The Daily Star (Lebanon)
Blurring the line between fan, photographer
Shahinian captures the movements of musicians and their connection to audience
BEIRUT: Perhaps the most efficient way to understand something is to fully immerse oneself in it. That’s just what photographer Annie Leibovitz did when she accompanied the Rolling Stones on their 1975 summer tour.
Leibovitz was able to produce some of the most intimate and revealing portraits that had ever been seen of the band at that time.
Among the idiosyncratic images of the band that Leibovitz captured are a photograph of Mick Jagger in an elevator, wearing a bath robe with a towel wrapped around his head, and another of Keith Richards slumped drunkenly against the outside of a closed hotel room door.
Dubai-based Syrian-Armenian photographer Nairy Shahinian has set out on a similar photographic journey with her ongoing body of work entitled “Ecstatic Moments,” currently up at Ayyam Projects.
The project began in 2010, when Shahinian decided to document her experiences at various concerts around the world through photography. The resulting selection of blurry images explores the “heightened yet fleeting connections that occur between a musician or band and their audience,” she writes in her artist’s statement. Music from the concerts she attended accompanies the selection of 16 photos on display. Some of the performers she captured include Madonna, Bjork, Metallica and Roger Waters.
It appears that Shahinian has employed a slow shutter-speed technique when taking the pictures, lending them a blurry quality that conveys a sense of energy and movement.

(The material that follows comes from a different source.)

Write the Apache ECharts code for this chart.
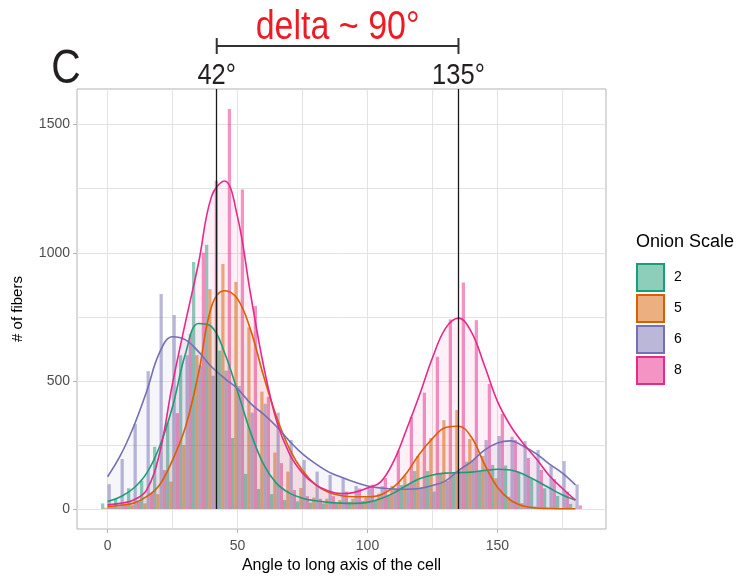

One photograph, taken at a Madonna concert in 2012, captures the pop star at a particularly vulnerable moment, face down on the stage, with writing across her back that reads “ON” or “NO,” depending on which way you look at it. In another image the singer looks like she is about to faint, as one of her backup dancers embraces her from behind.
A photograph of Metallica’s James Hetfield from 2011 further showcases her knack for capturing movement. Hetfield plays the guitar against the backdrop of a cluster of blurry drums. This time, the effect creates the illusion that the instruments are pulsating with the same energy that propels the band members.
In addition to motion blurs, Shahinian uses bold colors to communicate these heightened moments. In a 2013 image of Roger Waters, the English musician is floodlit by a wave of red light, which covers his skin as he plays the guitar with his eyes shut.
Another image of the Mikael Larsson from the Swedish death metal band “Lake of Tears,” also contains exaggerated colors. However, the motion blur creates a supernatural double-exposure effect. As a result, Larsson appears to be playing the guitar beside a blue version of himself.
While most of her subjects seem to be isolated, one photograph from a Bjork concert in 2013 incorporates parts of the audience. Captured from a distance, the eccentric Icelandic singer is partially obscured by the fingers of a silhouetted hand that emerges from the audience. A string of yellowish green light exaggerates the singer’s elaborate headpiece, giving her an alien-like silhouette.
Shahinian’s subjects are so enthralled in their work that they seem to have slipped into an alternate universe. While she succeeds in capturing these fleeting moments, it would have been interesting to see the scope of Shahinian’s experimentation branch out beyond the effects of the slow-shutter speed technique.